Workday Structure: Look, it’s fairly common that most people who make about $125,000 or above in a white-collar job sit down on Monday at 11am and realize their entire week until Friday at 3pm is meetings. It happens all the time. Very few people know how to actually structure their workday effectively, and this is a huge problem for business, productivity, and any decision making model that could be discovered. How do you even have time for decisions and decision-making if all you do is move from meeting to meeting and call to call? It’s worthless.

Why your decision making model is important

I’d say there’s two reasons at base:

Ideas vs. Action: In any company, there needs to be some concept of a decision making model, because otherwise ‘ideas’ and ‘actions’ both happen in an essential vacuum. Someone needs to be setting priorities or owning decisions. (Ideally both, but let’s not get too far ahead of ourselves for those who haven’t learned to crawl yet.)

[Tweet “Your customers don’t care how much experience your SVPs have.”]

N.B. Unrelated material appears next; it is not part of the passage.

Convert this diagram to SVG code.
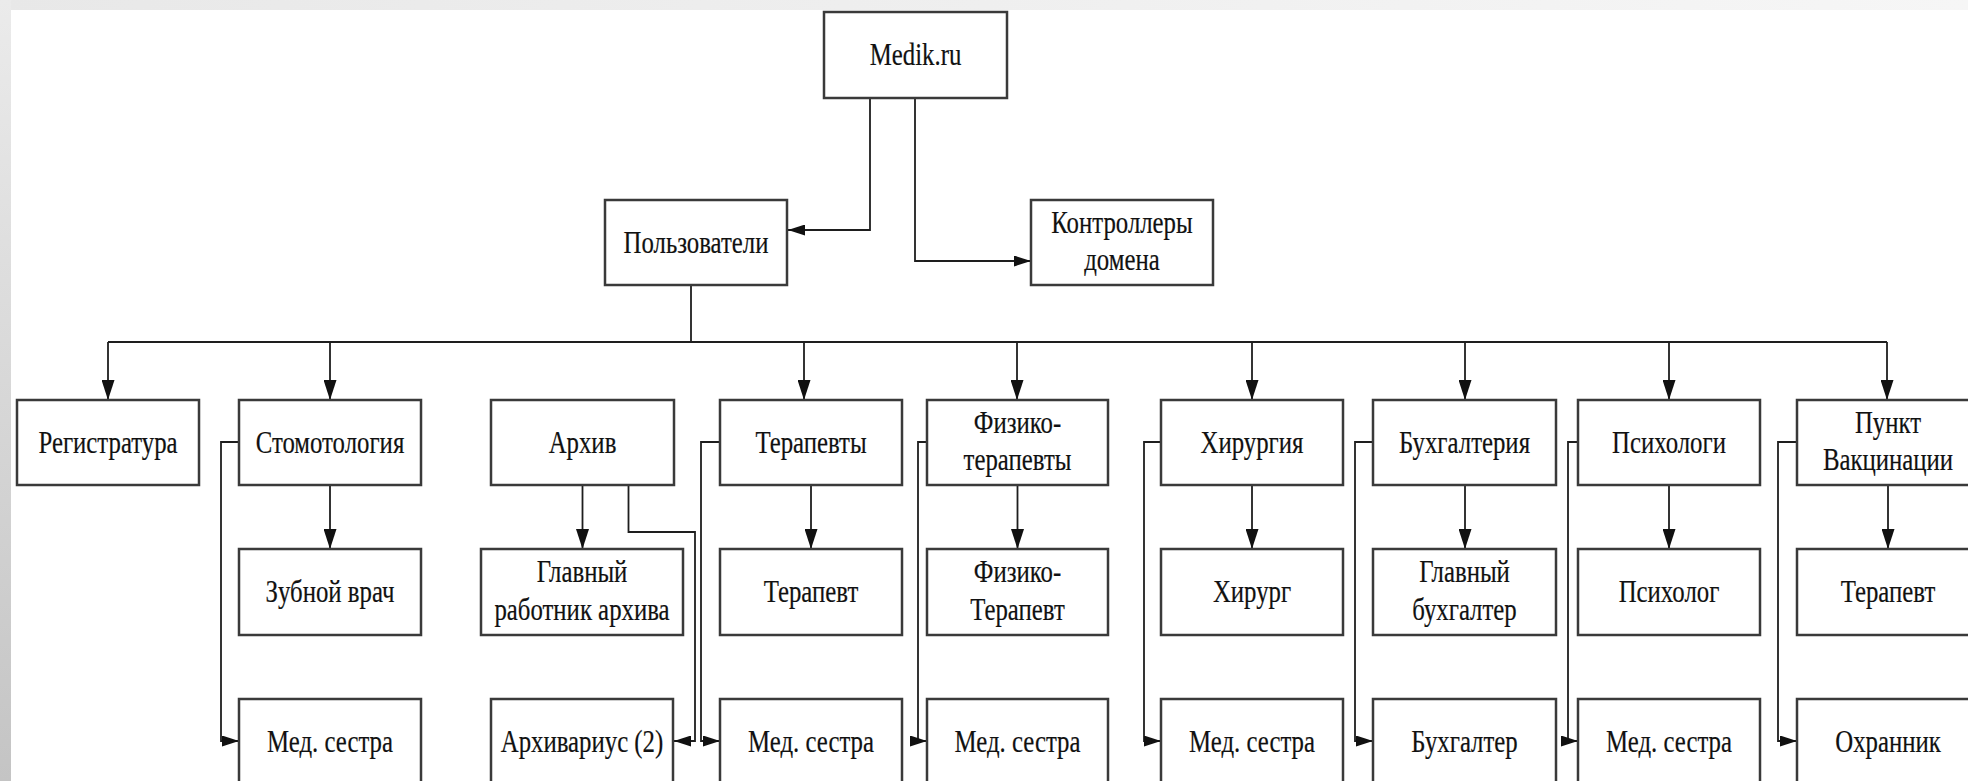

Disruption and Empowerment: If you’re in a position where you might get disrupted by a funded competitor, you absolutely need a better decision making model. One of the big reasons companies get whacked by competitors is because their decision-making is from 1962. That means ‘float it up, wait for it to come back down.’ That’s not agile or whatever buzzword of the moment you’d like to use. The real point is this: you lose market share when your decision making model is molasses, because a company run by five guys at age 25 might lack experience, but they’re gonna move quickly. In the end, speed beats experience to capture consumer attention — because consumers don’t give a shit that your SVP has 30 years in consumer relationship-building, they give a shit about a good experience that they can use to solve a problem now. Got it? This is why issues like a decision making model matter.